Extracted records

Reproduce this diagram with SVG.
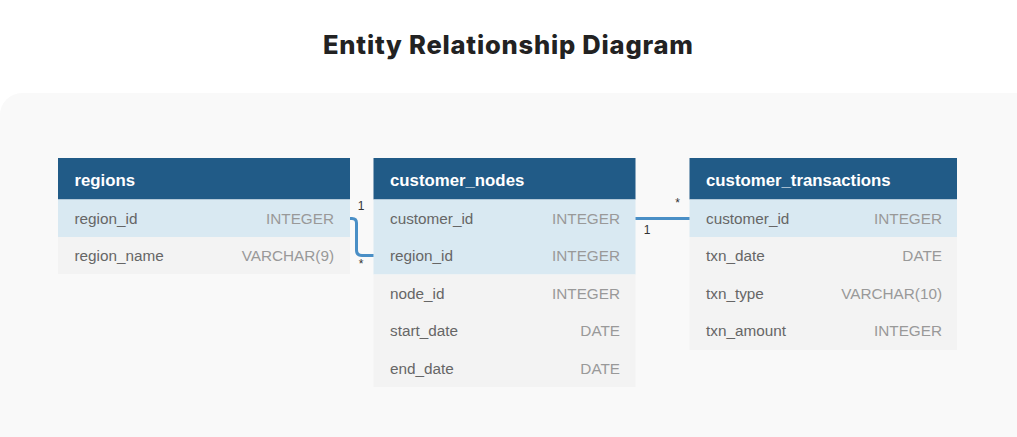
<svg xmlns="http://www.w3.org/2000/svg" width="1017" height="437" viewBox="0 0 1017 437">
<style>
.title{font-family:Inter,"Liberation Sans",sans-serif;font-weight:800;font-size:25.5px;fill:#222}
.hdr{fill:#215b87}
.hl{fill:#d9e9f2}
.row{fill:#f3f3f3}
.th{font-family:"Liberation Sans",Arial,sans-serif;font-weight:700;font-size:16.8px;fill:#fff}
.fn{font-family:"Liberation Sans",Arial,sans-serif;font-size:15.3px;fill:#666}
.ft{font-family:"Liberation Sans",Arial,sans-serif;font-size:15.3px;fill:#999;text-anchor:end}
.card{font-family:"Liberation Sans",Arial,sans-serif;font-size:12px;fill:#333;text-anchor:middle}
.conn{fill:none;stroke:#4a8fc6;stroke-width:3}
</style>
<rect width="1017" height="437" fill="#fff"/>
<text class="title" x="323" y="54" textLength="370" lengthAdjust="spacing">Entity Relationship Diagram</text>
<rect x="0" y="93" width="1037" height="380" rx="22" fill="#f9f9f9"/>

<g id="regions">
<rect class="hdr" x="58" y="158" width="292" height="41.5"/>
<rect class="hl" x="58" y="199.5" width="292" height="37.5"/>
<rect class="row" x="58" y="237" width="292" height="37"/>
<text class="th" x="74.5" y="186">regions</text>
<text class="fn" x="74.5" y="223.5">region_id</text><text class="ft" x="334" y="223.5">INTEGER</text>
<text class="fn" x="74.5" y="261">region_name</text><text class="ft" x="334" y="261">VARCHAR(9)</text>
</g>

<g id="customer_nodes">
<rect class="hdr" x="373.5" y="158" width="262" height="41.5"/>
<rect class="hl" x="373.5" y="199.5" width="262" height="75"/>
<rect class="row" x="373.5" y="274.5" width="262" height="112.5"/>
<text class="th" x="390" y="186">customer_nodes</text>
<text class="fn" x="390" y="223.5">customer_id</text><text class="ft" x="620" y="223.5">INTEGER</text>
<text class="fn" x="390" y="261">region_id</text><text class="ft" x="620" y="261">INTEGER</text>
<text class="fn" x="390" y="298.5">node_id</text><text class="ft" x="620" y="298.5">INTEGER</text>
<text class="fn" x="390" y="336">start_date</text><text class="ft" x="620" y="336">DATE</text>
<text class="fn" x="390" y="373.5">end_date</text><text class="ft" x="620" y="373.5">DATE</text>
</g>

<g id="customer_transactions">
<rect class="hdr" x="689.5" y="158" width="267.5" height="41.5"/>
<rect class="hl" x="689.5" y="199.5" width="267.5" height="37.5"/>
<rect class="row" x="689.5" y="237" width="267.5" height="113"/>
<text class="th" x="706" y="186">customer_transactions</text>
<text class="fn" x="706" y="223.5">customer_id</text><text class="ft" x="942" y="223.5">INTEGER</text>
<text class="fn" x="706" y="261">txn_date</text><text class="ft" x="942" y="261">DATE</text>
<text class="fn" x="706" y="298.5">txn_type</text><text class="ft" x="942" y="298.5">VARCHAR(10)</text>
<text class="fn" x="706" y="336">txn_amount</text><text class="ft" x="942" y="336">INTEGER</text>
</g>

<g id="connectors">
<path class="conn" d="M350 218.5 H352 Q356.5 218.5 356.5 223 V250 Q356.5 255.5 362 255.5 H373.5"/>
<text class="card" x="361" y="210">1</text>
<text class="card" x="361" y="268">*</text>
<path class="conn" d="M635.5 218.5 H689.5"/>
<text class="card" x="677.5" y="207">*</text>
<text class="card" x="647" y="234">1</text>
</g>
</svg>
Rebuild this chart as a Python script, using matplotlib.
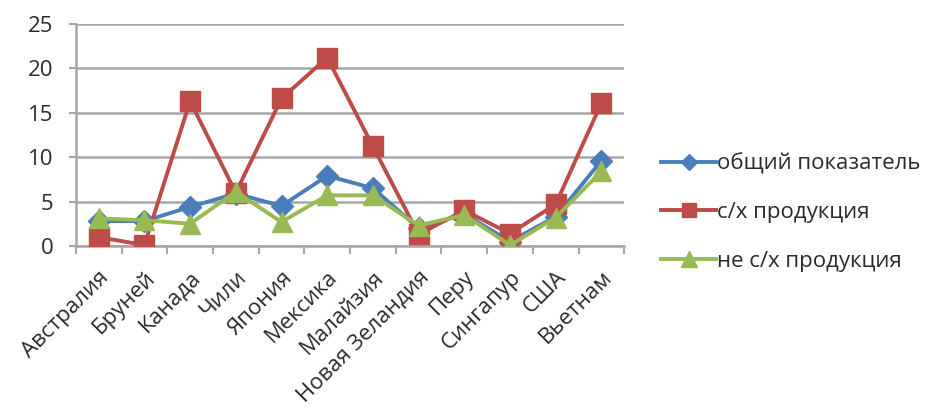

» **The request**: Go through the material above and copy each line that has the word "this".

» **Output below**:
Reproduce this diagram with SVG.
Rebuild this chart as a Python script, using matplotlib.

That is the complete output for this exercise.